Available data:
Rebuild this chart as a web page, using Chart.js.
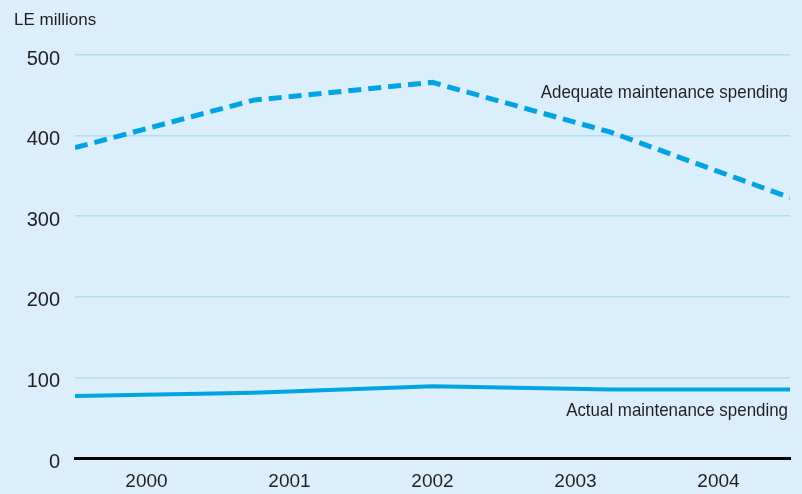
<!DOCTYPE html>
<html><head><meta charset="utf-8">
<script src="https://cdn.jsdelivr.net/npm/chart.js@4/dist/chart.umd.min.js"></script>
<style>html,body{margin:0;padding:0;background:#dbeefb}#wrap{width:802px;height:494px}</style>
</head><body><div id="wrap"><canvas id="c" width="802" height="494"></canvas></div>
<script>
const years = ['2000','2001','2002','2003','2004'];
const adequate = [385, 444, 466, 404, 323];
const actual = [77, 81, 89, 85, 85];
const yTicks = [0, 100, 200, 300, 400, 500];
const unitLabel = 'LE millions';
const seriesNames = ['Adequate maintenance spending', 'Actual maintenance spending'];
const labelValues = [453, 58];

const FONT = '"Liberation Sans", Arial, sans-serif';
const LINE = '#00a3e4';

function condensedText(ctx, txt, xRight, y, sx) {
  ctx.save();
  ctx.translate(xRight, y);
  ctx.scale(sx, 1);
  ctx.textAlign = 'right'; ctx.textBaseline = 'middle';
  ctx.fillText(txt, 0, 0);
  ctx.restore();
}

const textPlugin = {
  id: 'texts',
  afterDraw(chart) {
    const ctx = chart.ctx, a = chart.chartArea, y = chart.scales.y;
    ctx.save();
    ctx.fillStyle = '#231f20';
    ctx.font = '17px ' + FONT;
    ctx.textAlign = 'left'; ctx.textBaseline = 'middle';
    ctx.fillText(unitLabel, 14, 20);
    ctx.font = '19px ' + FONT;
    condensedText(ctx, seriesNames[0], a.right - 2, y.getPixelForValue(labelValues[0]), 0.89);
    condensedText(ctx, seriesNames[1], a.right - 2, y.getPixelForValue(labelValues[1]), 0.89);
    ctx.restore();
  }
};
const bgPlugin = {
  id: 'bg',
  beforeDraw(chart) {
    const ctx = chart.ctx;
    ctx.save(); ctx.fillStyle = '#dbeefb'; ctx.fillRect(0, 0, chart.width, chart.height); ctx.restore();
  }
};

new Chart(document.getElementById('c'), {
  type: 'line',
  data: {
    labels: years,
    datasets: [
      { label: seriesNames[0], data: adequate.map((v, i) => ({x: i, y: v})), xAxisID: 'x2',
        borderColor: LINE, borderWidth: 5, borderDash: [13, 7], borderCapStyle: 'butt',
        pointRadius: 0, tension: 0, fill: false },
      { label: seriesNames[1], data: actual.map((v, i) => ({x: i, y: v})), xAxisID: 'x2',
        borderColor: LINE, borderWidth: 4, pointRadius: 0, tension: 0, fill: false }
    ]
  },
  options: {
    responsive: false, animation: false, devicePixelRatio: 1,
    layout: { padding: { top: 55, right: 12, left: 0, bottom: 0 } },
    plugins: { legend: { display: false }, tooltip: { enabled: false } },
    scales: {
      x: { type: 'category', offset: true, position: 'bottom',
        grid: { display: false, drawTicks: false },
        border: { display: true, color: '#000', width: 3 },
        afterFit(s) { s.height = 36; },
        ticks: { color: '#231f20', font: { family: FONT, size: 19 }, padding: 12, maxRotation: 0 } },
      x2: { type: 'linear', min: 0, max: 4, display: false },
      y: { min: 0, max: 500,
        afterBuildTicks(s) { s.ticks = yTicks.map(v => ({value: v})); },
        afterFit(s) { s.width = 75; },
        grid: { color: '#b0dcf4', lineWidth: 1.5, drawTicks: false },
        border: { display: false },
        ticks: { color: '#231f20', font: { family: FONT, size: 20 }, padding: 15, labelOffset: 4 } }
    }
  },
  plugins: [bgPlugin, textPlugin]
});
</script></body></html>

What you are asked to do:
Do not include the images; transcribe the rest of the listing exactly.

Answer to this task:
Rebuild this chart as a web page, using Chart.js.
<!DOCTYPE html>
<html><head><meta charset="utf-8">
<script src="https://cdn.jsdelivr.net/npm/chart.js@4/dist/chart.umd.min.js"></script>
<style>html,body{margin:0;padding:0;background:#dbeefb}#wrap{width:802px;height:494px}</style>
</head><body><div id="wrap"><canvas id="c" width="802" height="494"></canvas></div>
<script>
const years = ['2000','2001','2002','2003','2004'];
const adequate = [385, 444, 466, 404, 323];
const actual = [77, 81, 89, 85, 85];
const yTicks = [0, 100, 200, 300, 400, 500];
const unitLabel = 'LE millions';
const seriesNames = ['Adequate maintenance spending', 'Actual maintenance spending'];
const labelValues = [453, 58];

const FONT = '"Liberation Sans", Arial, sans-serif';
const LINE = '#00a3e4';

function condensedText(ctx, txt, xRight, y, sx) {
  ctx.save();
  ctx.translate(xRight, y);
  ctx.scale(sx, 1);
  ctx.textAlign = 'right'; ctx.textBaseline = 'middle';
  ctx.fillText(txt, 0, 0);
  ctx.restore();
}

const textPlugin = {
  id: 'texts',
  afterDraw(chart) {
    const ctx = chart.ctx, a = chart.chartArea, y = chart.scales.y;
    ctx.save();
    ctx.fillStyle = '#231f20';
    ctx.font = '17px ' + FONT;
    ctx.textAlign = 'left'; ctx.textBaseline = 'middle';
    ctx.fillText(unitLabel, 14, 20);
    ctx.font = '19px ' + FONT;
    condensedText(ctx, seriesNames[0], a.right - 2, y.getPixelForValue(labelValues[0]), 0.89);
    condensedText(ctx, seriesNames[1], a.right - 2, y.getPixelForValue(labelValues[1]), 0.89);
    ctx.restore();
  }
};
const bgPlugin = {
  id: 'bg',
  beforeDraw(chart) {
    const ctx = chart.ctx;
    ctx.save(); ctx.fillStyle = '#dbeefb'; ctx.fillRect(0, 0, chart.width, chart.height); ctx.restore();
  }
};

new Chart(document.getElementById('c'), {
  type: 'line',
  data: {
    labels: years,
    datasets: [
      { label: seriesNames[0], data: adequate.map((v, i) => ({x: i, y: v})), xAxisID: 'x2',
        borderColor: LINE, borderWidth: 5, borderDash: [13, 7], borderCapStyle: 'butt',
        pointRadius: 0, tension: 0, fill: false },
      { label: seriesNames[1], data: actual.map((v, i) => ({x: i, y: v})), xAxisID: 'x2',
        borderColor: LINE, borderWidth: 4, pointRadius: 0, tension: 0, fill: false }
    ]
  },
  options: {
    responsive: false, animation: false, devicePixelRatio: 1,
    layout: { padding: { top: 55, right: 12, left: 0, bottom: 0 } },
    plugins: { legend: { display: false }, tooltip: { enabled: false } },
    scales: {
      x: { type: 'category', offset: true, position: 'bottom',
        grid: { display: false, drawTicks: false },
        border: { display: true, color: '#000', width: 3 },
        afterFit(s) { s.height = 36; },
        ticks: { color: '#231f20', font: { family: FONT, size: 19 }, padding: 12, maxRotation: 0 } },
      x2: { type: 'linear', min: 0, max: 4, display: false },
      y: { min: 0, max: 500,
        afterBuildTicks(s) { s.ticks = yTicks.map(v => ({value: v})); },
        afterFit(s) { s.width = 75; },
        grid: { color: '#b0dcf4', lineWidth: 1.5, drawTicks: false },
        border: { display: false },
        ticks: { color: '#231f20', font: { family: FONT, size: 20 }, padding: 15, labelOffset: 4 } }
    }
  },
  plugins: [bgPlugin, textPlugin]
});
</script></body></html>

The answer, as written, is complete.